Restate each line word for word. Leave out every picture.

___

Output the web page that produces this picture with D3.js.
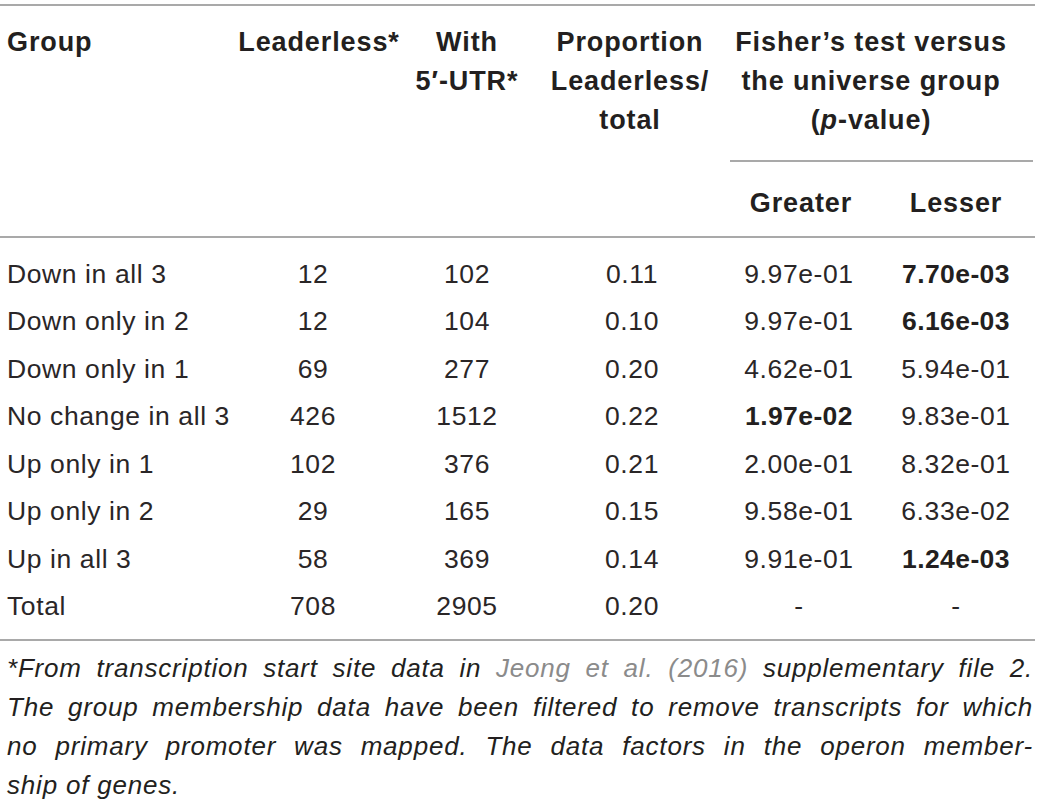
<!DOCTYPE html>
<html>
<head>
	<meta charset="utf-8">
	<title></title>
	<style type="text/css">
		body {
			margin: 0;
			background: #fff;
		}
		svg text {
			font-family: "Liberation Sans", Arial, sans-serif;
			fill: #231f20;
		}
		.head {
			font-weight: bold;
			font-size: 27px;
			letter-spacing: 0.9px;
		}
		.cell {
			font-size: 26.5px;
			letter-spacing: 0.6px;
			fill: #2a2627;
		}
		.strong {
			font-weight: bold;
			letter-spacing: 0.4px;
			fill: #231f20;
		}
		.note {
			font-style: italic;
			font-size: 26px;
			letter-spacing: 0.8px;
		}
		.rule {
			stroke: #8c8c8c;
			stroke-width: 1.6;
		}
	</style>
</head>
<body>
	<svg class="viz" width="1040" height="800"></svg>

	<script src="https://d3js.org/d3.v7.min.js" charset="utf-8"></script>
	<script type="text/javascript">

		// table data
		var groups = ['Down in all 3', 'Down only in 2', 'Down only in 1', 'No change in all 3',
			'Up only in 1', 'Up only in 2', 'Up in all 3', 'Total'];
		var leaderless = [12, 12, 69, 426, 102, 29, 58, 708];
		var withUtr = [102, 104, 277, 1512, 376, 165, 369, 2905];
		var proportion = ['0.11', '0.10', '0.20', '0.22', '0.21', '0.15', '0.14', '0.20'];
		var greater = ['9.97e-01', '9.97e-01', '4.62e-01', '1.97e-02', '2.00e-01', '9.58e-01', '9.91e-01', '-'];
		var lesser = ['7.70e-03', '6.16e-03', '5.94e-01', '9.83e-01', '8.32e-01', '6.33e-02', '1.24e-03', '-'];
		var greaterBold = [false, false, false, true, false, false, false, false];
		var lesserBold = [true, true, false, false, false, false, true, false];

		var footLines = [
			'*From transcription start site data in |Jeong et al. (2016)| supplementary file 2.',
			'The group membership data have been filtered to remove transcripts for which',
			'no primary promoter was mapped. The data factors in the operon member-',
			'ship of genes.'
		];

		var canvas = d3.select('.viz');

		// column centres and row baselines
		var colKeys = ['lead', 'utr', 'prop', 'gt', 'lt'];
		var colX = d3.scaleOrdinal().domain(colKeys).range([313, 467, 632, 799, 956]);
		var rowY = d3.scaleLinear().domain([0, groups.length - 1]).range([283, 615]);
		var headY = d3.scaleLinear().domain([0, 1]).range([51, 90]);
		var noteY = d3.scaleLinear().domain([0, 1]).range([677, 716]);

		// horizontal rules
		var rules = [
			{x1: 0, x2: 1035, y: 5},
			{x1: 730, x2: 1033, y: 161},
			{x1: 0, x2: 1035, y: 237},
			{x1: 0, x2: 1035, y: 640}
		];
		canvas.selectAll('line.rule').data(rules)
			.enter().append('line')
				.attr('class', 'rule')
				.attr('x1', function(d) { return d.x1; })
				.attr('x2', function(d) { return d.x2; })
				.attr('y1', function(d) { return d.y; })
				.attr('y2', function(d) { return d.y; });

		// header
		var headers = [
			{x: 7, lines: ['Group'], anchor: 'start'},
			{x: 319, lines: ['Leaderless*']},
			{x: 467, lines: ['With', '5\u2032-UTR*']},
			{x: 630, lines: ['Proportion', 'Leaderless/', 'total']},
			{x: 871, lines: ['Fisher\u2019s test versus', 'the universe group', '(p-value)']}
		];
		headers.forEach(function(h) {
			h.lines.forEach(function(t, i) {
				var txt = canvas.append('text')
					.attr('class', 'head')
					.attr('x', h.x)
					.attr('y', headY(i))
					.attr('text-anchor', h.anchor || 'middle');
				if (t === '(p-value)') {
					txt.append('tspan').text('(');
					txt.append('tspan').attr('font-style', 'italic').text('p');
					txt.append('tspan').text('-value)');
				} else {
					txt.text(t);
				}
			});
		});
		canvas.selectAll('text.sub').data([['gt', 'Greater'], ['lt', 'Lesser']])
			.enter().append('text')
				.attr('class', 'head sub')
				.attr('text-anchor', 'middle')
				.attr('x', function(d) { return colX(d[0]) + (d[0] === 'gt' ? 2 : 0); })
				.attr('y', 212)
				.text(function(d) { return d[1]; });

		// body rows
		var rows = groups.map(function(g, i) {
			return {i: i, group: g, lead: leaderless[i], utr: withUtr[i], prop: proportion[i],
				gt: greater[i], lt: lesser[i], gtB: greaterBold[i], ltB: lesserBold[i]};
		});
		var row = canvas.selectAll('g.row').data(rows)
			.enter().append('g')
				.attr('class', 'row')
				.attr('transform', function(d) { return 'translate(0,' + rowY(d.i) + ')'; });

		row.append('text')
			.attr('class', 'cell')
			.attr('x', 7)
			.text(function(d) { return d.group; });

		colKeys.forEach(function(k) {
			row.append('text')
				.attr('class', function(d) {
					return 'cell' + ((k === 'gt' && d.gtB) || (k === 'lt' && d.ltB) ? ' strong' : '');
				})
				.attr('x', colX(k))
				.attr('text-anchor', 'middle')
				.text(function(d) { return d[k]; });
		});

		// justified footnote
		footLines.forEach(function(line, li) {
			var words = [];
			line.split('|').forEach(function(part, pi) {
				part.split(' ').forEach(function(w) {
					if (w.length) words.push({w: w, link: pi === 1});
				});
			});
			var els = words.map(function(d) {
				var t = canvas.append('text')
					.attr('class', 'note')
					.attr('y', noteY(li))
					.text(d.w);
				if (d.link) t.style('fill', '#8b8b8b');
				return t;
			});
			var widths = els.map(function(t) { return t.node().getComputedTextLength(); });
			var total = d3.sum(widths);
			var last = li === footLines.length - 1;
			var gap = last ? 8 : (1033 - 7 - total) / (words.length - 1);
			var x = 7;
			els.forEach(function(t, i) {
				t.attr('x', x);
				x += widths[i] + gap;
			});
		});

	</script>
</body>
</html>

___

= Complete answer =
Output the web page that produces this picture with D3.js.
<!DOCTYPE html>
<html>
<head>
	<meta charset="utf-8">
	<title></title>
	<style type="text/css">
		body {
			margin: 0;
			background: #fff;
		}
		svg text {
			font-family: "Liberation Sans", Arial, sans-serif;
			fill: #231f20;
		}
		.head {
			font-weight: bold;
			font-size: 27px;
			letter-spacing: 0.9px;
		}
		.cell {
			font-size: 26.5px;
			letter-spacing: 0.6px;
			fill: #2a2627;
		}
		.strong {
			font-weight: bold;
			letter-spacing: 0.4px;
			fill: #231f20;
		}
		.note {
			font-style: italic;
			font-size: 26px;
			letter-spacing: 0.8px;
		}
		.rule {
			stroke: #8c8c8c;
			stroke-width: 1.6;
		}
	</style>
</head>
<body>
	<svg class="viz" width="1040" height="800"></svg>

	<script src="https://d3js.org/d3.v7.min.js" charset="utf-8"></script>
	<script type="text/javascript">

		// table data
		var groups = ['Down in all 3', 'Down only in 2', 'Down only in 1', 'No change in all 3',
			'Up only in 1', 'Up only in 2', 'Up in all 3', 'Total'];
		var leaderless = [12, 12, 69, 426, 102, 29, 58, 708];
		var withUtr = [102, 104, 277, 1512, 376, 165, 369, 2905];
		var proportion = ['0.11', '0.10', '0.20', '0.22', '0.21', '0.15', '0.14', '0.20'];
		var greater = ['9.97e-01', '9.97e-01', '4.62e-01', '1.97e-02', '2.00e-01', '9.58e-01', '9.91e-01', '-'];
		var lesser = ['7.70e-03', '6.16e-03', '5.94e-01', '9.83e-01', '8.32e-01', '6.33e-02', '1.24e-03', '-'];
		var greaterBold = [false, false, false, true, false, false, false, false];
		var lesserBold = [true, true, false, false, false, false, true, false];

		var footLines = [
			'*From transcription start site data in |Jeong et al. (2016)| supplementary file 2.',
			'The group membership data have been filtered to remove transcripts for which',
			'no primary promoter was mapped. The data factors in the operon member-',
			'ship of genes.'
		];

		var canvas = d3.select('.viz');

		// column centres and row baselines
		var colKeys = ['lead', 'utr', 'prop', 'gt', 'lt'];
		var colX = d3.scaleOrdinal().domain(colKeys).range([313, 467, 632, 799, 956]);
		var rowY = d3.scaleLinear().domain([0, groups.length - 1]).range([283, 615]);
		var headY = d3.scaleLinear().domain([0, 1]).range([51, 90]);
		var noteY = d3.scaleLinear().domain([0, 1]).range([677, 716]);

		// horizontal rules
		var rules = [
			{x1: 0, x2: 1035, y: 5},
			{x1: 730, x2: 1033, y: 161},
			{x1: 0, x2: 1035, y: 237},
			{x1: 0, x2: 1035, y: 640}
		];
		canvas.selectAll('line.rule').data(rules)
			.enter().append('line')
				.attr('class', 'rule')
				.attr('x1', function(d) { return d.x1; })
				.attr('x2', function(d) { return d.x2; })
				.attr('y1', function(d) { return d.y; })
				.attr('y2', function(d) { return d.y; });

		// header
		var headers = [
			{x: 7, lines: ['Group'], anchor: 'start'},
			{x: 319, lines: ['Leaderless*']},
			{x: 467, lines: ['With', '5\u2032-UTR*']},
			{x: 630, lines: ['Proportion', 'Leaderless/', 'total']},
			{x: 871, lines: ['Fisher\u2019s test versus', 'the universe group', '(p-value)']}
		];
		headers.forEach(function(h) {
			h.lines.forEach(function(t, i) {
				var txt = canvas.append('text')
					.attr('class', 'head')
					.attr('x', h.x)
					.attr('y', headY(i))
					.attr('text-anchor', h.anchor || 'middle');
				if (t === '(p-value)') {
					txt.append('tspan').text('(');
					txt.append('tspan').attr('font-style', 'italic').text('p');
					txt.append('tspan').text('-value)');
				} else {
					txt.text(t);
				}
			});
		});
		canvas.selectAll('text.sub').data([['gt', 'Greater'], ['lt', 'Lesser']])
			.enter().append('text')
				.attr('class', 'head sub')
				.attr('text-anchor', 'middle')
				.attr('x', function(d) { return colX(d[0]) + (d[0] === 'gt' ? 2 : 0); })
				.attr('y', 212)
				.text(function(d) { return d[1]; });

		// body rows
		var rows = groups.map(function(g, i) {
			return {i: i, group: g, lead: leaderless[i], utr: withUtr[i], prop: proportion[i],
				gt: greater[i], lt: lesser[i], gtB: greaterBold[i], ltB: lesserBold[i]};
		});
		var row = canvas.selectAll('g.row').data(rows)
			.enter().append('g')
				.attr('class', 'row')
				.attr('transform', function(d) { return 'translate(0,' + rowY(d.i) + ')'; });

		row.append('text')
			.attr('class', 'cell')
			.attr('x', 7)
			.text(function(d) { return d.group; });

		colKeys.forEach(function(k) {
			row.append('text')
				.attr('class', function(d) {
					return 'cell' + ((k === 'gt' && d.gtB) || (k === 'lt' && d.ltB) ? ' strong' : '');
				})
				.attr('x', colX(k))
				.attr('text-anchor', 'middle')
				.text(function(d) { return d[k]; });
		});

		// justified footnote
		footLines.forEach(function(line, li) {
			var words = [];
			line.split('|').forEach(function(part, pi) {
				part.split(' ').forEach(function(w) {
					if (w.length) words.push({w: w, link: pi === 1});
				});
			});
			var els = words.map(function(d) {
				var t = canvas.append('text')
					.attr('class', 'note')
					.attr('y', noteY(li))
					.text(d.w);
				if (d.link) t.style('fill', '#8b8b8b');
				return t;
			});
			var widths = els.map(function(t) { return t.node().getComputedTextLength(); });
			var total = d3.sum(widths);
			var last = li === footLines.length - 1;
			var gap = last ? 8 : (1033 - 7 - total) / (words.length - 1);
			var x = 7;
			els.forEach(function(t, i) {
				t.attr('x', x);
				x += widths[i] + gap;
			});
		});

	</script>
</body>
</html>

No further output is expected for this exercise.